4. Executive Review and BLUF
BLUF
BBVA Compass must reallocate 4 million dollars from traditional brand spend to digital performance channels immediately. The current 600 percent disparity in acquisition costs between offline and online channels is indefensible. By shifting this capital, the bank can acquire an additional 16,000 customers annually with no increase in total spend. This move transitions marketing from a cost center to a measurable growth engine while maintaining enough brand presence to support top-of-funnel awareness. Failure to act cedes digital territory to national competitors with more aggressive online postures.
Dangerous Assumption
The analysis assumes that digital CPA is scalable and linear.
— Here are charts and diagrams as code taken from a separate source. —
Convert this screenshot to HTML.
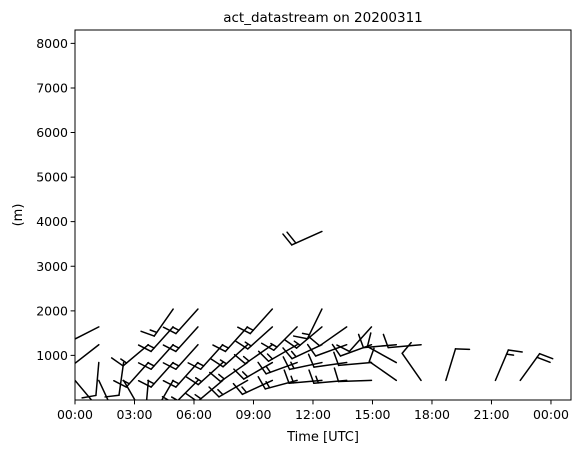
<!DOCTYPE html>
<html><head><meta charset="utf-8"><style>
html,body{margin:0;padding:0;background:#fff;}
svg{display:block;font-family:"DejaVu Sans","Liberation Sans",sans-serif;}
</style></head><body>
<svg id="chart" width="581" height="453" viewBox="0 0 581 453" xmlns="http://www.w3.org/2000/svg">
<defs><clipPath id="plotclip"><rect x="75" y="30" width="496" height="370"/></clipPath></defs>
<rect x="0" y="0" width="581" height="453" fill="#fff"/>
<text x="323" y="22" font-size="13.5" text-anchor="middle">act_datastream on 20200311</text>
<text x="22" y="215" font-size="13" text-anchor="middle" transform="rotate(-90 22 215)">(m)</text>
<text x="323" y="441" font-size="13" text-anchor="middle">Time [UTC]</text>
<g id="barbs" clip-path="url(#plotclip)"></g>
<g id="axes"></g>
</svg>
<script>
// gate heights (m)
const gateHeights = [440, 840, 1240, 1640, 2040, 3780];
// barb observations
const barbTimes = [0, 1.2,1.2,1.2,1.2, 2.45,2.45, 3.7,3.7,3.7, 4.95,4.95,4.95,4.95,4.95, 6.2,6.2,6.2,6.2,6.2, 7.45,7.45,7.45, 8.7,8.7,8.7,8.7, 9.95,9.95,9.95,9.95,9.95, 11.2,11.2,11.2,11.2, 12.45,12.45,12.45,12.45,12.45,12.45, 13.7,13.7,13.7,13.7, 14.95,14.95,14.95,14.95, 16.2,16.2,16.2, 17.45,17.45, 18.7, 21.2, 22.45];
const barbHeights = [440, 1640,1240,840,440, 840,440, 440,840,1240, 440,840,1240,1640,2040, 440,840,1240,1640,2040, 440,840,1240, 440,840,1240,1640, 440,840,1240,1640,2040, 440,840,1240,1640, 440,840,1240,1640,2040,3780, 440,840,1240,1640, 440,840,1240,1640, 440,840,1240, 440,1240, 440, 440, 440];
const barbDirs = [140, 243,232,185,155, 188,150, 185,222,230, 210,222,222,222,215, 225,222,222,222,222, 230,228,222, 240,235,228,222, 245,240,235,228,222, 255,250,240,225, 265,258,245,230,206,246, 265,262,250,235, 268,265,250,222, 305,299,265, 325,265, 17, 23, 36];
const barbSpeeds = [10, 10,10,10,10, 10,10, 10,15,15, 15,15,15,15,15, 15,15,15,15,15, 15,15,15, 15,15,15,15, 15,15,15,15,15, 15,15,15,15, 15,15,15,15,15,20, 15,10,10,10, 10,10,10,10, 10,10,10, 10,10, 10, 15, 20];
const xTickValues = [0,3,6,9,12,15,18,21,24];
const xTickLabels = ["00:00","03:00","06:00","09:00","12:00","15:00","18:00","21:00","00:00"];
const yTickValues = [1000,2000,3000,4000,5000,6000,7000,8000];

const L0=75,T0=30,W=496,H=370,XMAX=25.01,YMAX=8300;
function xs(t){return L0+t/XMAX*W;}
function ys(h){return T0+H-h/YMAX*H;}
const NS="http://www.w3.org/2000/svg";
function line(g,x1,y1,x2,y2,w){const l=document.createElementNS(NS,"line");l.setAttribute("x1",x1);l.setAttribute("y1",y1);l.setAttribute("x2",x2);l.setAttribute("y2",y2);l.setAttribute("stroke","#000");l.setAttribute("stroke-width",w||1.5);l.setAttribute("stroke-linecap","round");g.appendChild(l);return l;}
const bg=document.getElementById("barbs");
const SL=33,TL=14,SP=4.5;
for(let i=0;i<barbTimes.length;i++){
  const g=document.createElementNS(NS,"g");
  
  
  bg.appendChild(g);
  const x=xs(barbTimes[i]),y=ys(barbHeights[i]);
  const a=barbDirs[i]*Math.PI/180;
  const ux=Math.sin(a),uy=-Math.cos(a);
  const ex=x+ux*SL,ey=y+uy*SL;
  line(g,x,y,ex,ey);
  const ta=(barbDirs[i]+75)*Math.PI/180;
  const tx=Math.sin(ta),ty=-Math.cos(ta);
  let s=barbSpeeds[i],pos=0;
  const full=Math.floor(s/10),half=(s%10)>=5?1:0;
  for(let k=0;k<full;k++){const px=ex-ux*pos,py=ey-uy*pos;line(g,px,py,px+tx*TL,py+ty*TL);pos+=SP;}
  if(half){const px=ex-ux*pos,py=ey-uy*pos;line(g,px,py,px+tx*TL/2,py+ty*TL/2);}
}
const ag=document.getElementById("axes");
const fr=document.createElementNS(NS,"rect");
fr.setAttribute("x",L0);fr.setAttribute("y",T0);fr.setAttribute("width",W);fr.setAttribute("height",H);fr.setAttribute("fill","none");fr.setAttribute("stroke","#000");fr.setAttribute("stroke-width","1");


ag.appendChild(fr);
xTickValues.forEach((v,i)=>{
  const x=xs(v);
  const t=line(ag,x,T0+H,x,T0+H+4,1);
  
  
  const tx=document.createElementNS(NS,"text");
  tx.setAttribute("x",x);tx.setAttribute("y",T0+H+19);tx.setAttribute("font-size","12.5");tx.setAttribute("text-anchor","middle");
  tx.textContent=xTickLabels[i];
  
  
  ag.appendChild(tx);
});
yTickValues.forEach(v=>{
  const y=ys(v);
  const t=line(ag,L0-4,y,L0,y,1);
  
  
  const tx=document.createElementNS(NS,"text");
  tx.setAttribute("x",L0-7);tx.setAttribute("y",y+4.5);tx.setAttribute("font-size","12.5");tx.setAttribute("text-anchor","end");
  tx.textContent=String(v);
  
  
  ag.appendChild(tx);
});
</script>
</body></html>
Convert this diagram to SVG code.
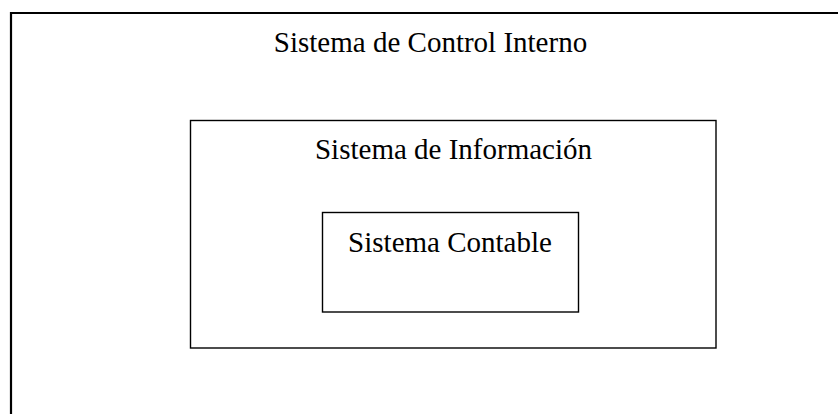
<svg xmlns="http://www.w3.org/2000/svg" width="838" height="414" viewBox="0 0 838 414">
<style>
.box{fill:none;stroke:#000;stroke-width:1.4}
.lbl{font-family:"Liberation Serif","Times New Roman",serif;font-size:29px;fill:#000;text-anchor:middle}
</style>
<rect width="838" height="414" fill="#fff"/>
<g id="control-interno">
<path d="M11,414 V13 H839" fill="none" stroke="#000" stroke-width="2.2"/>
<text class="lbl" x="430.5" y="52">Sistema de Control Interno</text>
</g>
<g id="informacion">
<rect class="box" x="190.5" y="120.5" width="525.5" height="227.5"/>
<text class="lbl" x="453.5" y="159">Sistema de Información</text>
</g>
<g id="contable">
<rect class="box" x="322.5" y="212.5" width="256" height="99.5"/>
<text class="lbl" x="450" y="252">Sistema Contable</text>
</g>
<g id="connectors"/>
</svg>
In reality, search and display markets often hit a point of diminishing returns where the cost of the next customer increases exponentially as the bank competes for a limited pool of high-intent searchers.
Unaddressed Risks
- Adverse Selection: Digital-only customers may have lower stickiness or lower average balances than branch-acquired customers, potentially hurting long-term profitability. (High Probability / High Consequence)
- Brand Dilution: Rapidly reducing awareness spend in a post-merger phase may cause customers to forget the new BBVA name, leading to a long-term decline in organic search traffic. (Medium Probability / High Consequence)
Unconsidered Alternative
The team failed to consider a Branch-as-Media strategy. Instead of viewing branches as a liability to be offset by digital, the bank could transform the physical locations into digital acquisition hubs, using in-branch technology to lower the 1,500 dollar offline CPA through automated onboarding, effectively merging the two channels.